A brief analysis of the best jurisdictions for an ICO

Mikhail Nazaruk
The Startup
Published in
5 min readNov 22, 2017

What kind of monster is an ICO? Are there any distinct regulations of this process anywhere in the world and what are the best jurisdictions for it? Today, we are going to answer these questions in an analytic long read.

To get these answers, we have carried out a research on transparent projects. We derived the main information from https://www.smithandcrown.com and also studied white papers of numerous projects that have performed an ICO as well as foreign legislation. Let’s take a closer look at several countries.

Russian Federation

In 2014, the Bank of Russia issued a letter stating that digital currency is a form of money surrogates. In 2017, they changed their opinion and proposed to treat cryptocurrencies as digital goods. However, bitcoin websites are still reported to be blocked. That is why the majority of Russian ICO projects avoid registering a legal entity in Russia.

Nevertheless, the Russian President instructed the Bank of Russia and the Government to draft regulations for cryptocurrencies, mining and ICO. According to instructions of the President following the meeting on digital technology in the financial sector on October, 10, the relevant amendments in the legislation have to be made by July 1, 2018.

Conclusion: we believe that carrying out an ICO using a Russian legal entity is risky until the relevant regulations are adopted.

Switzerland

In Switzerland, there is a law on collective investments — the CISA. As individual statutory acts regulating an ICO still do not exist, the CISA is applied in a similar fashion. Under the CISA, you can’t raise investments without the approval of the Swiss Financial Market Supervisory Authority (FINMA). You will be able to raise collective investments in the form of cryptocurrencies only after FINMA authorizes it. To do that, you will need to register your company in Switzerland or organize permanent establishment of the company from another jurisdiction. According to our sources, the establishment of a company in Switzerland will cost you up to 30 thousand dollars.

As for taxation, the European Union has the following approach: Bitcoin is a currency and not a digital good. This fact automatically excludes transactions on Bitcoin acquisition for fiat money from the VAT return base.

Conclusion: we believe that Switzerland is a good choice of jurisdiction for an ICO although it will entail significant costs and will require FINMA authorization.

Singapore

Singapore currently does not have laws that could be applied to the regulation of cryptocurrencies and an ICO. They are being drafted right now. However, the state’s official stance suggests that they are not planning to implement any prohibitive measures.

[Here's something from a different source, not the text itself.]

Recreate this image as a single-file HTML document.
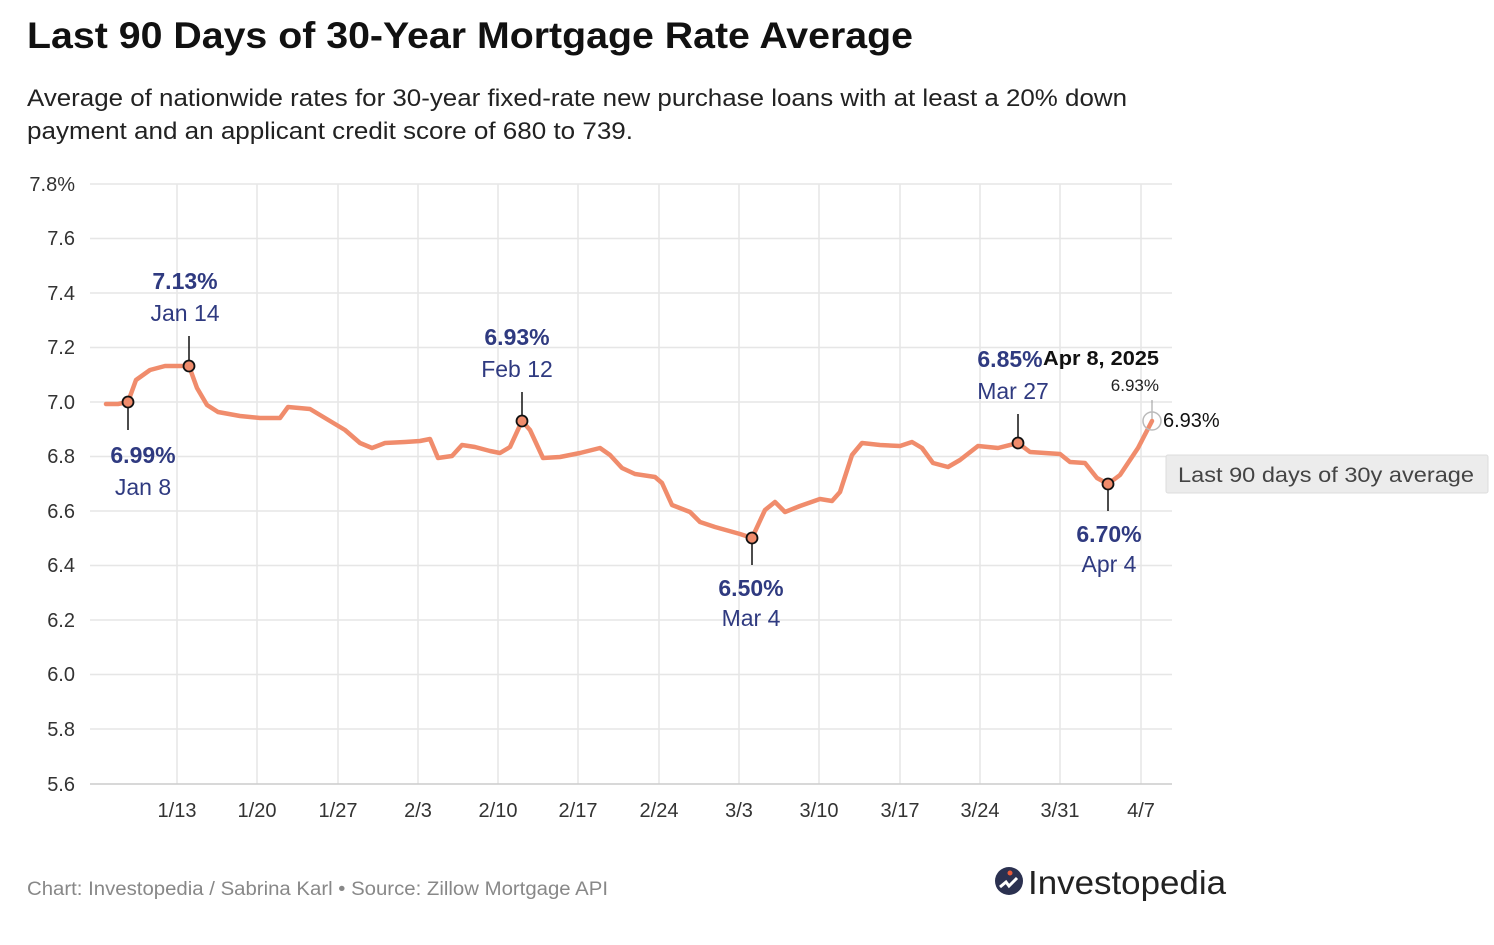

Conclusion: This jurisdiction is favorable for an ICO, however, all the financial risks need to be calculated first.

USA

Laws that can also be applied to cryptocurrency transactions including an ICO have long been in force in the USA. You will need to obtain special authorization or a license to run your cryptocurrency business transparently and legally. Apart from that, cryptocurrency in the USA is classified as property and, thus, all transactions connected with it are subject to taxes.

Conclusion: if you are not an American resident and if you do not have a special license, we do not recommend carrying out an ICO in this country.

Estonia

In Estonia, ICO regulation is neither specified nor mentioned in the national legislation. However, there are cases of transparent registration of companies that have successfully carried out an ICO.

Estonia is a member of the European Union. The procedure of cryptocurrency transactions taxation is regulated by the national legislation of EU members depending on the nature of cryptocurrency transactions. As a rule, for the purposes of taxation digital currency is considered as an intangible asset or commodity.

Conclusion: We see Estonia as a favorable jurisdiction for an ICO.

Which rights a token can give to its holders?

We will list just some of them.

  1. Right to vote;
  2. Access right;
  3. Right to receive a share of profits;
  4. Right to use the service;
  5. Right to purchase company products.

After reviewing the main jurisdictions, taxes and ICO components, let’s move on to considering risks that cryptocurrency investments may run.

Risks ICO poses:

1. Breach of laws that are in force in the relevant jurisdictions.

2. Non-payment of taxes.

In order to mitigate risks, you need to study the selected jurisdiction carefully and identify the level of risk you are running in this country.

To sum up, before taking a decision on ICO, you need to carry out a thorough analysis of all existing jurisdictions, laws, prescriptions; find out everything about the tax policy in these jurisdictions and also analyze your own risks to identify how, where and when to commence the ICO stage. If you see the whole picture and have a clear roadmap, then your ICO will not collide with an iceberg in a vast ocean called “cryptocurrency transactions”.